Breett 10,000mAh overview

We’ll start with the love. 10,000 mAh is enough juice to power the average smartphone from completely dead to completely full over four times. The thing is relatively light (less than a pound,) will fit in a pocket (by itself, not much room left) and can charge at rates up to 2.1 amps which covers most tablets, and will charge most to nearly full.

The construction of the case is adequate, and the unit I received seemed on the surface to be what most would want in a charger.

Breett 10,000mAh drawbacks

I’ll preface this section with the drawbacks are relatively minor, and may not bother you. These are things I’ve come to like about other chargers that I found that this doesn’t do. This charger makes up for a lot of what I consider the downsides by being very inexpensive.

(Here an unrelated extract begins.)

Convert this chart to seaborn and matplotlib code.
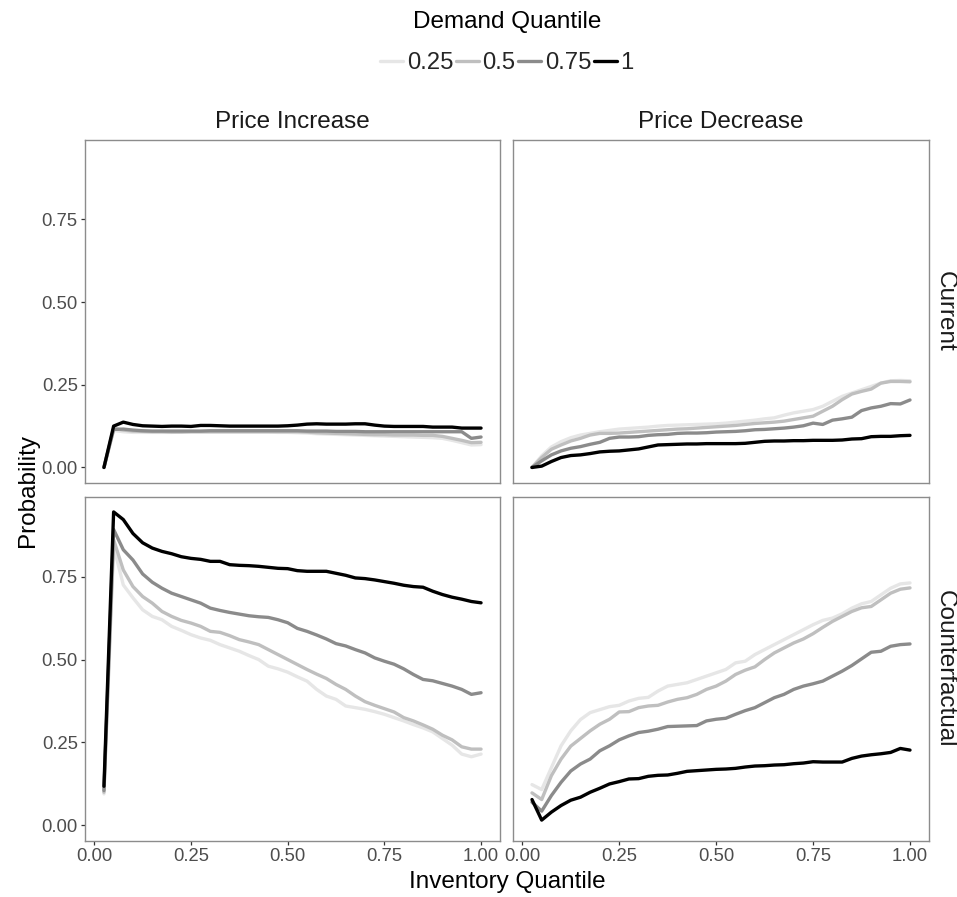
import numpy as np
import pandas as pd
import matplotlib
matplotlib.use("Agg")
import matplotlib.pyplot as plt
from matplotlib.lines import Line2D
import seaborn as sns

# ---------------- data ----------------
inventory_q = [0.025, 0.05, 0.075, 0.1, 0.125, 0.15, 0.175, 0.2, 0.225, 0.25,
               0.275, 0.3, 0.325, 0.35, 0.375, 0.4, 0.425, 0.45, 0.475, 0.5,
               0.525, 0.55, 0.575, 0.6, 0.625, 0.65, 0.675, 0.7, 0.725, 0.75,
               0.775, 0.8, 0.825, 0.85, 0.875, 0.9, 0.925, 0.95, 0.975, 1.0]

demand_levels = ["0.25", "0.5", "0.75", "1"]
directions = ["Price Increase", "Price Decrease"]
scenarios = ["Current", "Counterfactual"]

# Price Increase / Current
inc_cur_025 = [0.0, 0.112, 0.108, 0.106, 0.106, 0.106, 0.106, 0.106, 0.107, 0.107, 0.107, 0.107, 0.107, 0.107, 0.107, 0.107, 0.107, 0.107, 0.106, 0.106, 0.105, 0.104, 0.102, 0.101, 0.100, 0.099, 0.098, 0.097, 0.096, 0.095, 0.094, 0.093, 0.092, 0.091, 0.090, 0.088, 0.082, 0.075, 0.068, 0.069]
inc_cur_050 = [0.0, 0.118, 0.113, 0.110, 0.109, 0.108, 0.108, 0.107, 0.107, 0.108, 0.108, 0.108, 0.108, 0.108, 0.108, 0.108, 0.108, 0.108, 0.108, 0.108, 0.108, 0.107, 0.105, 0.104, 0.103, 0.102, 0.101, 0.100, 0.099, 0.099, 0.098, 0.098, 0.098, 0.097, 0.097, 0.094, 0.088, 0.082, 0.075, 0.076]
inc_cur_075 = [0.0, 0.115, 0.116, 0.113, 0.111, 0.110, 0.110, 0.110, 0.110, 0.110, 0.110, 0.111, 0.111, 0.111, 0.111, 0.111, 0.111, 0.111, 0.111, 0.111, 0.111, 0.110, 0.110, 0.110, 0.109, 0.109, 0.109, 0.108, 0.108, 0.108, 0.108, 0.108, 0.108, 0.108, 0.108, 0.108, 0.108, 0.108, 0.088, 0.092]
inc_cur_100 = [0.0, 0.125, 0.137, 0.130, 0.126, 0.125, 0.124, 0.125, 0.125, 0.124, 0.127, 0.127, 0.126, 0.125, 0.125, 0.125, 0.125, 0.125, 0.125, 0.126, 0.128, 0.131, 0.132, 0.131, 0.131, 0.131, 0.132, 0.132, 0.128, 0.125, 0.124, 0.124, 0.124, 0.124, 0.122, 0.122, 0.122, 0.119, 0.119, 0.119]

# Price Decrease / Current
dec_cur_025 = [0.0, 0.035, 0.062, 0.078, 0.090, 0.098, 0.103, 0.108, 0.112, 0.116, 0.118, 0.120, 0.122, 0.125, 0.127, 0.128, 0.129, 0.130, 0.131, 0.132, 0.134, 0.137, 0.140, 0.143, 0.147, 0.150, 0.158, 0.165, 0.170, 0.175, 0.185, 0.200, 0.215, 0.225, 0.235, 0.245, 0.255, 0.262, 0.263, 0.262]
dec_cur_050 = [0.0, 0.030, 0.055, 0.068, 0.080, 0.088, 0.098, 0.103, 0.103, 0.104, 0.106, 0.108, 0.110, 0.112, 0.114, 0.116, 0.117, 0.119, 0.121, 0.123, 0.125, 0.127, 0.130, 0.133, 0.135, 0.137, 0.140, 0.145, 0.150, 0.155, 0.170, 0.185, 0.205, 0.222, 0.230, 0.237, 0.255, 0.260, 0.260, 0.259]
dec_cur_075 = [0.0, 0.020, 0.038, 0.050, 0.058, 0.063, 0.070, 0.076, 0.088, 0.092, 0.092, 0.093, 0.097, 0.099, 0.100, 0.103, 0.104, 0.104, 0.105, 0.107, 0.108, 0.109, 0.111, 0.114, 0.115, 0.117, 0.119, 0.122, 0.126, 0.134, 0.130, 0.143, 0.147, 0.152, 0.172, 0.180, 0.185, 0.193, 0.192, 0.204]
dec_cur_100 = [0.0, 0.004, 0.018, 0.030, 0.036, 0.038, 0.042, 0.047, 0.049, 0.050, 0.053, 0.056, 0.062, 0.068, 0.069, 0.070, 0.071, 0.071, 0.072, 0.072, 0.072, 0.072, 0.073, 0.076, 0.079, 0.080, 0.080, 0.081, 0.081, 0.082, 0.082, 0.082, 0.083, 0.086, 0.087, 0.093, 0.094, 0.094, 0.096, 0.097]

# Price Increase / Counterfactual
inc_cf_025 = [0.095, 0.841, 0.725, 0.686, 0.650, 0.630, 0.620, 0.600, 0.588, 0.575, 0.565, 0.558, 0.545, 0.535, 0.525, 0.512, 0.500, 0.480, 0.472, 0.462, 0.448, 0.435, 0.410, 0.390, 0.380, 0.360, 0.355, 0.350, 0.343, 0.335, 0.325, 0.315, 0.304, 0.294, 0.282, 0.262, 0.242, 0.215, 0.207, 0.215]
inc_cf_050 = [0.100, 0.861, 0.770, 0.720, 0.690, 0.670, 0.645, 0.630, 0.618, 0.610, 0.600, 0.585, 0.582, 0.572, 0.560, 0.553, 0.545, 0.530, 0.515, 0.500, 0.485, 0.470, 0.456, 0.443, 0.425, 0.410, 0.390, 0.373, 0.362, 0.352, 0.342, 0.325, 0.315, 0.303, 0.290, 0.272, 0.258, 0.237, 0.230, 0.230]
inc_cf_075 = [0.105, 0.892, 0.831, 0.800, 0.758, 0.733, 0.715, 0.700, 0.690, 0.680, 0.670, 0.655, 0.648, 0.642, 0.637, 0.632, 0.629, 0.627, 0.620, 0.611, 0.594, 0.585, 0.574, 0.562, 0.548, 0.541, 0.530, 0.520, 0.505, 0.495, 0.486, 0.472, 0.455, 0.440, 0.436, 0.428, 0.420, 0.410, 0.395, 0.400]
inc_cf_100 = [0.118, 0.945, 0.922, 0.880, 0.852, 0.836, 0.826, 0.819, 0.810, 0.805, 0.802, 0.796, 0.796, 0.786, 0.784, 0.783, 0.781, 0.778, 0.775, 0.774, 0.768, 0.766, 0.766, 0.766, 0.760, 0.754, 0.746, 0.744, 0.740, 0.735, 0.730, 0.724, 0.720, 0.718, 0.706, 0.696, 0.688, 0.682, 0.675, 0.671]

# Price Decrease / Counterfactual
dec_cf_025 = [0.123, 0.108, 0.174, 0.240, 0.285, 0.319, 0.340, 0.349, 0.358, 0.362, 0.375, 0.383, 0.386, 0.405, 0.420, 0.425, 0.430, 0.440, 0.450, 0.460, 0.470, 0.490, 0.495, 0.515, 0.530, 0.545, 0.560, 0.575, 0.590, 0.605, 0.618, 0.625, 0.638, 0.655, 0.668, 0.675, 0.695, 0.715, 0.728, 0.731]
dec_cf_050 = [0.098, 0.078, 0.150, 0.200, 0.239, 0.262, 0.285, 0.305, 0.320, 0.342, 0.343, 0.355, 0.360, 0.362, 0.372, 0.380, 0.385, 0.395, 0.410, 0.420, 0.435, 0.455, 0.468, 0.478, 0.500, 0.520, 0.535, 0.550, 0.562, 0.578, 0.597, 0.615, 0.630, 0.645, 0.656, 0.660, 0.680, 0.700, 0.712, 0.716]
dec_cf_075 = [0.070, 0.043, 0.090, 0.130, 0.164, 0.185, 0.200, 0.225, 0.240, 0.258, 0.270, 0.280, 0.284, 0.290, 0.298, 0.299, 0.300, 0.301, 0.315, 0.320, 0.323, 0.335, 0.346, 0.355, 0.370, 0.385, 0.395, 0.410, 0.420, 0.427, 0.435, 0.450, 0.465, 0.482, 0.502, 0.522, 0.525, 0.540, 0.545, 0.547]
dec_cf_100 = [0.078, 0.016, 0.040, 0.060, 0.076, 0.085, 0.100, 0.112, 0.125, 0.132, 0.140, 0.141, 0.148, 0.151, 0.152, 0.157, 0.163, 0.165, 0.167, 0.169, 0.170, 0.172, 0.176, 0.179, 0.180, 0.182, 0.183, 0.186, 0.188, 0.192, 0.191, 0.191, 0.191, 0.202, 0.209, 0.213, 0.216, 0.220, 0.232, 0.227]

y_ticks = [0.00, 0.25, 0.50, 0.75]
y_tick_labels = ["0.00", "0.25", "0.50", "0.75"]
x_ticks = [0.00, 0.25, 0.50, 0.75, 1.00]
x_tick_labels = ["0.00", "0.25", "0.50", "0.75", "1.00"]

series = {
    ("Price Increase", "Current"): [inc_cur_025, inc_cur_050, inc_cur_075, inc_cur_100],
    ("Price Decrease", "Current"): [dec_cur_025, dec_cur_050, dec_cur_075, dec_cur_100],
    ("Price Increase", "Counterfactual"): [inc_cf_025, inc_cf_050, inc_cf_075, inc_cf_100],
    ("Price Decrease", "Counterfactual"): [dec_cf_025, dec_cf_050, dec_cf_075, dec_cf_100],
}

rows = []
for (d, s), lists in series.items():
    for lvl, vals in zip(demand_levels, lists):
        for xv, yv in zip(inventory_q, vals):
            rows.append({"direction": d, "scenario": s, "demand": lvl,
                         "inventory": xv, "prob": yv})
df = pd.DataFrame(rows)

# ---------------- style ----------------
sns.set_theme(style="white")
plt.rcParams["font.family"] = ["Liberation Sans", "DejaVu Sans"]

palette = {"0.25": "#E6E6E6", "0.5": "#BFBFBF", "0.75": "#8B8B8B", "1": "#000000"}

W, H = 957, 897
fig = plt.figure(figsize=(W / 100, H / 100), dpi=100)
fig.patch.set_facecolor("white")

def frac_rect(x0, y0, x1, y1):
    return [x0 / W, 1 - y1 / H, (x1 - x0) / W, (y1 - y0) / H]

panel_px = {
    (0, 0): (85, 140, 500, 483),
    (0, 1): (513, 140, 929, 483),
    (1, 0): (85, 497, 500, 841),
    (1, 1): (513, 497, 929, 841),
}

ylim = (-0.047, 0.99)
xlim = (-0.024, 1.049)
tick_label_color = "#4D4D4D"

for (r, c), px in panel_px.items():
    ax = fig.add_axes(frac_rect(*px))
    sub = df[(df["direction"] == directions[c]) & (df["scenario"] == scenarios[r])]
    sns.lineplot(data=sub, x="inventory", y="prob", hue="demand",
                 hue_order=demand_levels, palette=palette, linewidth=2.4,
                 legend=False, ax=ax, estimator=None, sort=True)
    ax.set_xlim(*xlim)
    ax.set_ylim(*ylim)
    ax.set_xlabel("")
    ax.set_ylabel("")
    ax.set_facecolor("white")
    for sp in ax.spines.values():
        sp.set_visible(True)
        sp.set_color("#8C8C8C")
        sp.set_linewidth(1.0)
    ax.tick_params(axis="both", which="both", length=3.2, width=0.9,
                   color="#333333", labelcolor=tick_label_color,
                   labelsize=13.3, pad=2.0)
    if c == 0:
        ax.set_yticks(y_ticks)
        ax.set_yticklabels(y_tick_labels)
        ax.tick_params(axis="y", left=True)
    else:
        ax.set_yticks([])
    if r == 1:
        ax.set_xticks(x_ticks)
        ax.set_xticklabels(x_tick_labels)
        ax.tick_params(axis="x", bottom=True)
    else:
        ax.set_xticks([])
    ax.grid(False)

# strip labels
fig.text(((85 + 500) / 2) / W, 1 - 122 / H, directions[0], ha="center", va="center",
         fontsize=17.5, color="#1A1A1A")
fig.text(((513 + 929) / 2) / W, 1 - 122 / H, directions[1], ha="center", va="center",
         fontsize=17.5, color="#1A1A1A")
fig.text(945 / W, 1 - ((140 + 483) / 2) / H, scenarios[0], ha="center", va="center",
         rotation=-90, fontsize=17.5, color="#1A1A1A")
fig.text(945 / W, 1 - ((497 + 841) / 2) / H, scenarios[1], ha="center", va="center",
         rotation=-90, fontsize=17.5, color="#1A1A1A")

# axis titles
fig.text(507 / W, 1 - 882 / H, "Inventory Quantile", ha="center", va="center",
         fontsize=17.5, color="black")
fig.text(28 / W, 1 - 490 / H, "Probability", ha="center", va="center",
         rotation=90, fontsize=17.5, color="black")

# legend
fig.text(507 / W, 1 - 22 / H, "Demand Quantile", ha="center", va="center",
         fontsize=17.5, color="black")
handles = [Line2D([0], [0], color=palette[l], linewidth=2.4) for l in demand_levels]
fig.legend(handles, demand_levels, loc="center", bbox_to_anchor=(507 / W, 1 - 63 / H),
           ncol=4, frameon=False, fontsize=17.2, handlelength=0.95,
           handletextpad=0.15, columnspacing=0.12, borderaxespad=0, borderpad=0)

fig.savefig("out.png", dpi=100, facecolor="white")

First off on my annoyance list is power-button on. I’ve used so many chargers where you just plug the cable in and go for it that when I run across one that requires the use of a power button, I find that I’m not charging because I’ve forgotten.

Next is lack of pass-through charging. Most of my chargers support this, and I’ve found it to be invaluable to plug my wall charger into a portable charger, and then my portable charger into the phone. You always have a full rechargeable, and if you’re recharging something that uses 2.1A and you’re connected to a 1A wall socket, you can push a full charge until you drain the recharger.

My wife has one of our chargers hooked to her power outlet in the car, it only draws power when it needs it, and any time she needs juice for her phone it’s there. With the Breett you’ve got a dead end charger. It’s surmountable, but it’s nice to be able to place a charger somewhere and forget about it until you need it.

While the Breet 10,000mAh has two ports for charging, a 1amp and a 2.1amp, the maximum listed output on Amazon is 2.1amps, meaning you can charge two 1amp phones or one 2.1amp tablet, but not a tablet and a phone. I’ll point out I’m going by published specs on this one as I didn’t have my tablet around.

At 10,000mAh of capacity I would expect that you would be able to charge the device at 2.1amp to put the charge times in the five hour range; however, the listed input is 1amp, which takes over 11 hours for a full charge.

When plugging into half of my arsenal of devices I get a warning that I’m not charging as fast as possible. Whatever the chips are in the Breett tend to cause my phones to recognize that it should only charge at a reduced rate, what I’ve considered to be computer-USB charging rates. I was using a bad cable, this was not their fault it was mine.

What’s in the box?

10,000mAh charger, USB to microUSB cable, instructions.

Wrap-up

For power hungry devices this will keep you going for a couple of days. For slightly less ravenous devices, you can probably stretch a work week’s worth of charging out of the device.

It’s not my favorite charger in the world, but the price is right even so.

The Breett 10,000mAh Power Bank is currently available for $19.99 from Amazon.